Appeals are pending.
Judge Victoria Gerrard Chaney of the Los Angeles Superior Court found in March that "any punitive damages awarded would be so arbitrary as to be grossly excessive, and thus violative of the Due Process Clause of the Fourteenth Amendment of the United States Constitution".
The 14th amendment deals with immunities and guaranteed privileges of citizenship.
The farmhands said they were made sterile by a pesticide Dole used in Nicaraguan banana plantations in the 1970s.
The case marked the first time a US jury heard a lawsuit involving sterility and the pesticide known as DBCP.
The lawsuit claimed Dole continued to use the pesticide long after its dangers were known and the company did not warn workers of the potential harm from exposure.
DBCP is now banned worldwide.
If Chaney's March ruling is upheld on appeal, it could preclude punitive damages in future against Dole and other similar lawsuits.
Chaney wrote in her decision that punitive damages cannot be used to punish "a domestic corporation for injuries that occurred only in a foreign country."
Punitive damages
A jury in November 2007 awarded the US$2.5 million punitive damages to the farm workers in addition to US$1.58 million compensatory damages.
The five complainants will split the US$1.58 million.

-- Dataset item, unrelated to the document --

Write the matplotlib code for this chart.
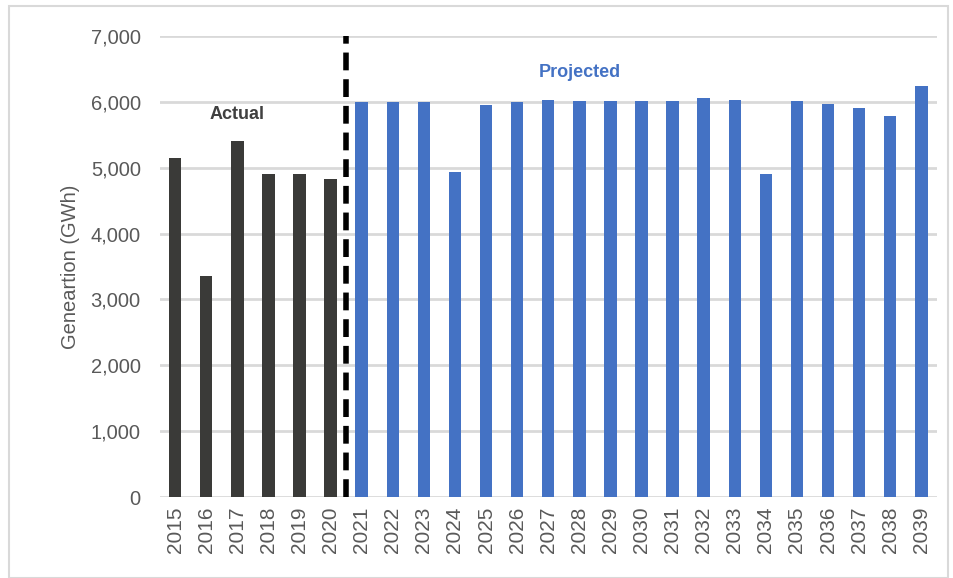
import matplotlib.pyplot as plt
import numpy as np

# values (GWh)
actual_years = [2015, 2016, 2017, 2018, 2019, 2020]
actual_gen = [5140, 3350, 5400, 4900, 4900, 4825]
proj_years = list(range(2021, 2040))
proj_gen = [6000, 6000, 6000, 4930, 5950, 5990, 6030, 6010, 6010, 6010,
            6010, 6050, 6030, 4910, 6010, 5970, 5910, 5780, 6240]

years = actual_years + proj_years
x_act = np.arange(len(actual_years))
x_proj = np.arange(len(actual_years), len(years))

plt.rcParams['font.family'] = ['Liberation Sans', 'DejaVu Sans']
grey = '#595959'

fig = plt.figure(figsize=(9.54, 5.78), dpi=100)
ax = fig.add_axes([0.168, 0.140, 0.814, 0.798])

ax.bar(x_act, actual_gen, width=0.4, color='#3A3A38', zorder=3)
ax.bar(x_proj, proj_gen, width=0.4, color='#4472C4', zorder=3)

# divider between actual and projected
ax.plot([len(actual_years) - 0.5] * 2, [0, 7000], color='black', lw=4,
        ls=(0, (3.2, 1.6)), zorder=4, clip_on=False)

ax.set_xlim(-0.48, len(years) - 0.5)
ax.set_ylim(0, 7000)
ax.set_yticks(range(0, 7001, 1000))
ax.set_yticklabels([f'{v:,}' for v in range(0, 7001, 1000)])
ax.set_xticks(range(len(years)))
ax.set_xticklabels([str(y) for y in years], rotation=90)
ax.tick_params(axis='both', length=0, colors=grey)
ax.tick_params(axis='y', pad=14, labelsize=14.5)
ax.tick_params(axis='x', pad=7, labelsize=15)
ax.yaxis.grid(True, color='#D9D9D9', lw=2, zorder=0)
for s in ax.spines.values():
    s.set_visible(False)
ax.set_ylabel('Geneartion (GWh)', color=grey, fontsize=14.5, labelpad=8)

ax.text(2.0, 5810, 'Actual', color='#404040', fontsize=13, weight='bold',
        ha='center', va='center')
ax.text(13.0, 6440, 'Projected', color='#4472C4', fontsize=13,
        weight='bold', ha='center', va='center')

# light frame around the figure
fig.patches.append(plt.Rectangle((0.009, 0.0), 0.985, 0.989,
                                 transform=fig.transFigure, fill=False,
                                 ec='#D9D9D9', lw=1.5))

fig.savefig('out.png', dpi=100)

"We always have maintained that punitive damages are inappropriate in these cases and would violate fundamental constitutional principles," said C. Michael Carter, Dole's executive vice-president and general counsel in a company issued release.
"The rationale of Judge Chaney's ruling clearly appears to preclude the award of punitive damages against Dole in any of the other cases pending in California, regardless of whether the plaintiffs are from Nicaragua or any other foreign country."
Rick McKnight, attorney for Westlake Village-based Dole, estimated that as many as 10,000 pesticide claims are pending worldwide for nearly US$35 billion, the Associated Press reported.
"These cases will dry up, and they should," McKnight said.
Meanwhile, plaintiff's attorney Duane C. Miller said he will appeal Judge Chaney's ruling, but it will be quite a while - and many motions - before the case goes to trial again.
Carter says Dole has set up a programme for compensating hundreds of Honduran workers with similar claims and is trying to do the same thing in Nicaragua.